Information provided →
## Start

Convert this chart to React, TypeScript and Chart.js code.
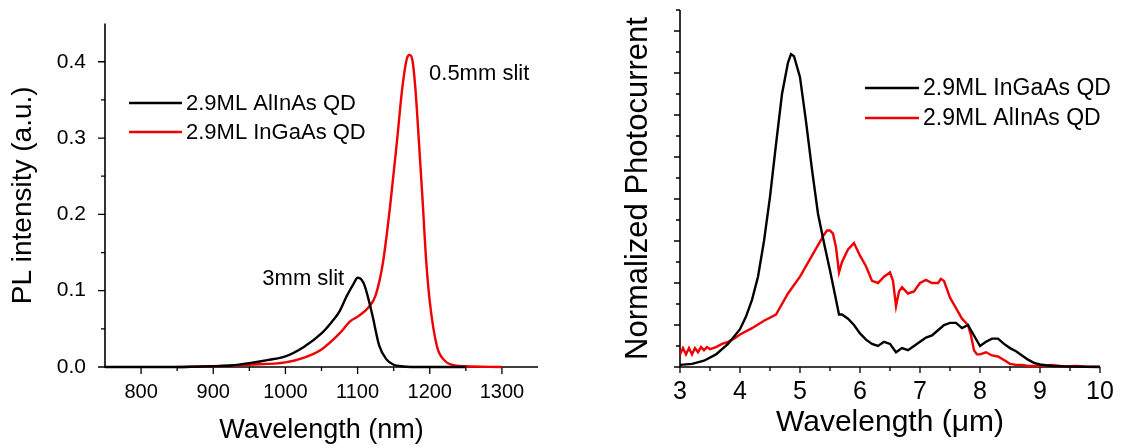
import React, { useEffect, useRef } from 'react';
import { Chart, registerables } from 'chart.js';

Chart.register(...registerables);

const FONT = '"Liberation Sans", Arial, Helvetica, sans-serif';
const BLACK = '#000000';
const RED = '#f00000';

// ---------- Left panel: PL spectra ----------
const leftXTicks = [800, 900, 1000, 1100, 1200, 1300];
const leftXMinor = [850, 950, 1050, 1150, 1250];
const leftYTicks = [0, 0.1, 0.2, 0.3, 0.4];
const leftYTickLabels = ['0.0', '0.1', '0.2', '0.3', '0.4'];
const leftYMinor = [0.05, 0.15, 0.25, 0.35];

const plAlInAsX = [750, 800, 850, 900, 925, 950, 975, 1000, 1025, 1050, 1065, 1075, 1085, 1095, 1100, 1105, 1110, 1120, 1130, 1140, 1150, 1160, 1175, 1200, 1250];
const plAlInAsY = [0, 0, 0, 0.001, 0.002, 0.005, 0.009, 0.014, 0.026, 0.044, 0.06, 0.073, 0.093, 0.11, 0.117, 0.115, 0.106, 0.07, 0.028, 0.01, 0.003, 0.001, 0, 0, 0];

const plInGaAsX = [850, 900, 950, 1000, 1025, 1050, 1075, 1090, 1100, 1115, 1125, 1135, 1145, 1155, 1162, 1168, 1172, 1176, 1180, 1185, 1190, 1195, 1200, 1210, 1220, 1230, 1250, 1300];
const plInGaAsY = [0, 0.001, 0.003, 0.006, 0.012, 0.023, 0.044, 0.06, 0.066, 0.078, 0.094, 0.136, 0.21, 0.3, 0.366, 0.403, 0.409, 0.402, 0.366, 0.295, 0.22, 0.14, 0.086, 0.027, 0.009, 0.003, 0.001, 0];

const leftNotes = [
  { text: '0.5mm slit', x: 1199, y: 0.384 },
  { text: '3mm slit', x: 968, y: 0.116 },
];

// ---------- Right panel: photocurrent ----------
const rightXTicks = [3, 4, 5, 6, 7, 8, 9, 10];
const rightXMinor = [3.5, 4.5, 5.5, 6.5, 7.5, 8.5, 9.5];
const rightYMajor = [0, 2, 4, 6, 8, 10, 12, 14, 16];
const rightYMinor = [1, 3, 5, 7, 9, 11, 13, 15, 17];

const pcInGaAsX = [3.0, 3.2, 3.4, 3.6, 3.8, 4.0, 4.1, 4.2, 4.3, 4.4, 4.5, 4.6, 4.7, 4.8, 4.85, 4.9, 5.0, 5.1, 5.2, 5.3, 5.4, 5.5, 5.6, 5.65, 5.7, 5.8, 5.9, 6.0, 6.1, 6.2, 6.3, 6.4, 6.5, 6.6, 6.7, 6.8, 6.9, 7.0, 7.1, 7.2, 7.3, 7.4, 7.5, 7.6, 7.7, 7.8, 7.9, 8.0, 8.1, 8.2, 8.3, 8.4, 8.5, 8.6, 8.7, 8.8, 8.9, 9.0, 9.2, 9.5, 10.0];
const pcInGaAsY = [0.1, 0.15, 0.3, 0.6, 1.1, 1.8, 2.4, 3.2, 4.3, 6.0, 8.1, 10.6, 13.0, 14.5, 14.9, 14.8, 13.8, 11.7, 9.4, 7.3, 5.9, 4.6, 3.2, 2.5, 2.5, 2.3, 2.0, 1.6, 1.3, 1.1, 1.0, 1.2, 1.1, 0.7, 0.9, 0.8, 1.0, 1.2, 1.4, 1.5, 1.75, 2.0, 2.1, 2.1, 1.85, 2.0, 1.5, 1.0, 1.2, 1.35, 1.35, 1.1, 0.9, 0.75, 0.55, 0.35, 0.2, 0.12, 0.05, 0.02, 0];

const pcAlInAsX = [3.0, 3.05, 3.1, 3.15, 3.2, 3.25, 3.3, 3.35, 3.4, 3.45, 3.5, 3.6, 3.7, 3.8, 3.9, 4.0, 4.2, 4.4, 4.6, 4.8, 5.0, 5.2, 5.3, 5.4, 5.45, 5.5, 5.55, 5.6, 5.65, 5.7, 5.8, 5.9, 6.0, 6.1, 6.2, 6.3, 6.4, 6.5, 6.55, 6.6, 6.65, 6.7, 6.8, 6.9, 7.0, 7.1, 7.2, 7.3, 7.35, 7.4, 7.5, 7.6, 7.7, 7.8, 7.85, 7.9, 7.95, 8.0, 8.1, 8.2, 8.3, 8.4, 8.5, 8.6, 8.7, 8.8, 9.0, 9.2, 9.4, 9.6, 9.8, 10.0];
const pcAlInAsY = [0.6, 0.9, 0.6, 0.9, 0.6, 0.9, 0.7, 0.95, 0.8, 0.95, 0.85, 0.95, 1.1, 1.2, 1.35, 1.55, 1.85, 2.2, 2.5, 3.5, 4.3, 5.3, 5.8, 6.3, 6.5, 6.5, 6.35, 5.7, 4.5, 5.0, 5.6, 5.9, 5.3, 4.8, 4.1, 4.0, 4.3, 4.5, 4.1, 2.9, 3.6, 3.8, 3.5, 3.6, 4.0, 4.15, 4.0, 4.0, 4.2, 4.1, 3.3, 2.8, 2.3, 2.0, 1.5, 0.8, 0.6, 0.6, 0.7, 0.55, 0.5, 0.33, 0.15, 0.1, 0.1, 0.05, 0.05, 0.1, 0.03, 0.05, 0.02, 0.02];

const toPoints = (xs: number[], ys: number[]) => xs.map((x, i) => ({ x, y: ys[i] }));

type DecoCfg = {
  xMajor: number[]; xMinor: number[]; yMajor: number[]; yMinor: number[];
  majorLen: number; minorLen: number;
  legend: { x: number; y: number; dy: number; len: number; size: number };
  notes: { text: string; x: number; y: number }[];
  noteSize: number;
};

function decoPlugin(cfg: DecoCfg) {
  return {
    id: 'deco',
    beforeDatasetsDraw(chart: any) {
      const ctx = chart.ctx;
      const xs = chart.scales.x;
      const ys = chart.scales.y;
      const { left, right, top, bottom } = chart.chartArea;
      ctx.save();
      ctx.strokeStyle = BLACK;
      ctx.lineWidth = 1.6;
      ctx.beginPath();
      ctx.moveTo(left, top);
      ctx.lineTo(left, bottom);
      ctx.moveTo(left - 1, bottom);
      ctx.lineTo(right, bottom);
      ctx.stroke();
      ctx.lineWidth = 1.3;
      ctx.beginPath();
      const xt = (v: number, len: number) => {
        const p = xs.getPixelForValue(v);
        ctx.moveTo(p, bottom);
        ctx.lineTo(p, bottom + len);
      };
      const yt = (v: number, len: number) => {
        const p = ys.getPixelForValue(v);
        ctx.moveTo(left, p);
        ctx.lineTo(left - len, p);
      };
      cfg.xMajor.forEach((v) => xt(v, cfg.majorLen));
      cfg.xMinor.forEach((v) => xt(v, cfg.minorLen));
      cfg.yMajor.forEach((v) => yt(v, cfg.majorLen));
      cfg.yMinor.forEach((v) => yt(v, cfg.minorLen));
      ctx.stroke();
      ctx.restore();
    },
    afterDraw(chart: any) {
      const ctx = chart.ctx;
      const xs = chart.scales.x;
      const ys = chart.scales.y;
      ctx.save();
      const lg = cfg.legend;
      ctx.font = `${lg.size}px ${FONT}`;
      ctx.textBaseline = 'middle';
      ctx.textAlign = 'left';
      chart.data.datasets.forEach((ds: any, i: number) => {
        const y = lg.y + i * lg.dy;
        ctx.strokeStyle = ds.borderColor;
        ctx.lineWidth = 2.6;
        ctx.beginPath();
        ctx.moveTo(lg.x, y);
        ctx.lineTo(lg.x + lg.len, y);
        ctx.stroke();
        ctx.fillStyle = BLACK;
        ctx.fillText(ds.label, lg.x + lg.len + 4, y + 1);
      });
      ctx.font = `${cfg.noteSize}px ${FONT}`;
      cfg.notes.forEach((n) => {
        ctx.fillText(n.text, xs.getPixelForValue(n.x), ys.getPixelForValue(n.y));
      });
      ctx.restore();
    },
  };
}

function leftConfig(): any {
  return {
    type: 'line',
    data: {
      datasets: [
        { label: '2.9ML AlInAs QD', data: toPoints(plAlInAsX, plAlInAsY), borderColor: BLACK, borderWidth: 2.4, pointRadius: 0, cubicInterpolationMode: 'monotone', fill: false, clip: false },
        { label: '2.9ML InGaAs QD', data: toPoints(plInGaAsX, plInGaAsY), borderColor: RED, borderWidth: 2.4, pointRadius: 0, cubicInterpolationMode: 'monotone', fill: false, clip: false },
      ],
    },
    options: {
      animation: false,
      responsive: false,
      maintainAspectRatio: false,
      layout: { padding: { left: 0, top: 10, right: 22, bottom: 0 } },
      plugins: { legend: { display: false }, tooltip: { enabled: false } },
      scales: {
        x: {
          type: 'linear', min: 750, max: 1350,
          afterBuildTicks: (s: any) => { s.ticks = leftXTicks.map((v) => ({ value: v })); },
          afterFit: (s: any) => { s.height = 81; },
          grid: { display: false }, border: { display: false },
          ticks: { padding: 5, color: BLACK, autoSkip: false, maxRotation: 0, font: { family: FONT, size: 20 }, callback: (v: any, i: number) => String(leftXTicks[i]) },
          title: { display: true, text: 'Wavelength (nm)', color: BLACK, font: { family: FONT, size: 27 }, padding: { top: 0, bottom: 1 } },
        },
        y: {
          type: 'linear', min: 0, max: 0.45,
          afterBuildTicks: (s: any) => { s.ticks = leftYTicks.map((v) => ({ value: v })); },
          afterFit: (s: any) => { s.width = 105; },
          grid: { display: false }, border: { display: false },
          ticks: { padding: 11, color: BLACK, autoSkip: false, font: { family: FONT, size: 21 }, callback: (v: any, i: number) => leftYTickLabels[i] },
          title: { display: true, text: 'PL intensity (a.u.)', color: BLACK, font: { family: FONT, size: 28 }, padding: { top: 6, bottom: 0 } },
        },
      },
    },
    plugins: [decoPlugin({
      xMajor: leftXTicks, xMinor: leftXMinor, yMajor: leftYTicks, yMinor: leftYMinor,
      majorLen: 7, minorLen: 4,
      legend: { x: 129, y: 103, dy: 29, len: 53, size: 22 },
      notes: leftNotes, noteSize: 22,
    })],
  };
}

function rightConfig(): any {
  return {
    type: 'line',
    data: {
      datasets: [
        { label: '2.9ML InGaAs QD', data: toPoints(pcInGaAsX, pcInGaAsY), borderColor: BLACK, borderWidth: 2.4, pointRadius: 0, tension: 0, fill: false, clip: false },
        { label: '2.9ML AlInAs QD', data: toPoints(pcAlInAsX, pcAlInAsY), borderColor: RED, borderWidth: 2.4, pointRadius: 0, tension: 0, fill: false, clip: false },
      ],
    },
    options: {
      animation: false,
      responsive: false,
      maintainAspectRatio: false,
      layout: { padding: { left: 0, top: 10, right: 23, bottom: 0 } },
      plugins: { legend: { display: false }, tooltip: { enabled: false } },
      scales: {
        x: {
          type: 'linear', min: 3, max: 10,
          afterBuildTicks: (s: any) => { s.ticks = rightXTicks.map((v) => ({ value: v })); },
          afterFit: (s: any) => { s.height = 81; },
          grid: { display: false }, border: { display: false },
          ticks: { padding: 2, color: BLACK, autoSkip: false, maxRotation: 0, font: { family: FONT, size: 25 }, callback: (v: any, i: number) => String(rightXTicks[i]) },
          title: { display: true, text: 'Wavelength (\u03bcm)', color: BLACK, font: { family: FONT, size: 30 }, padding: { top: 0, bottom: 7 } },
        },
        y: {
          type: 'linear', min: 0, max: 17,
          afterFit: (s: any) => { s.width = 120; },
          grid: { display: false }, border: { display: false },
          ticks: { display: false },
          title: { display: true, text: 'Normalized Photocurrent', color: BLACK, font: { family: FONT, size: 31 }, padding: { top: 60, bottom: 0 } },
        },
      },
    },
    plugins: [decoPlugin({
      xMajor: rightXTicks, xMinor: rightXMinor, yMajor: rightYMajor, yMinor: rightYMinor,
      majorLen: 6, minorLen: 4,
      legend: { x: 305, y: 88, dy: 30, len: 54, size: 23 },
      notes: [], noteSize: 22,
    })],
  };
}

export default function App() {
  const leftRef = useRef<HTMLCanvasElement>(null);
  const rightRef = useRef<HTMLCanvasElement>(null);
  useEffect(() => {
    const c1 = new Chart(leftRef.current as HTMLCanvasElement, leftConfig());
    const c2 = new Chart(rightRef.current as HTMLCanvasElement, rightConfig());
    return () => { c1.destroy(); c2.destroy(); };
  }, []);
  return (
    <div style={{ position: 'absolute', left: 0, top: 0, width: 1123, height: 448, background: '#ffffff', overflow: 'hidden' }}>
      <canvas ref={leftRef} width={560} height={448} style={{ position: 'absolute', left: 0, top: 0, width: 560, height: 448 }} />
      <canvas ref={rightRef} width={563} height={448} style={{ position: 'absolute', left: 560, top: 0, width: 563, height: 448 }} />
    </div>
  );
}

## End

Challenge → Print the data above verbatim from the first line through the line holding "0.001, 0, 0, 0];", leaving every picture out.

Exercise response →
Convert this chart to React, TypeScript and Chart.js code.
import React, { useEffect, useRef } from 'react';
import { Chart, registerables } from 'chart.js';

Chart.register(...registerables);

const FONT = '"Liberation Sans", Arial, Helvetica, sans-serif';
const BLACK = '#000000';
const RED = '#f00000';

// ---------- Left panel: PL spectra ----------
const leftXTicks = [800, 900, 1000, 1100, 1200, 1300];
const leftXMinor = [850, 950, 1050, 1150, 1250];
const leftYTicks = [0, 0.1, 0.2, 0.3, 0.4];
const leftYTickLabels = ['0.0', '0.1', '0.2', '0.3', '0.4'];
const leftYMinor = [0.05, 0.15, 0.25, 0.35];

const plAlInAsX = [750, 800, 850, 900, 925, 950, 975, 1000, 1025, 1050, 1065, 1075, 1085, 1095, 1100, 1105, 1110, 1120, 1130, 1140, 1150, 1160, 1175, 1200, 1250];
const plAlInAsY = [0, 0, 0, 0.001, 0.002, 0.005, 0.009, 0.014, 0.026, 0.044, 0.06, 0.073, 0.093, 0.11, 0.117, 0.115, 0.106, 0.07, 0.028, 0.01, 0.003, 0.001, 0, 0, 0];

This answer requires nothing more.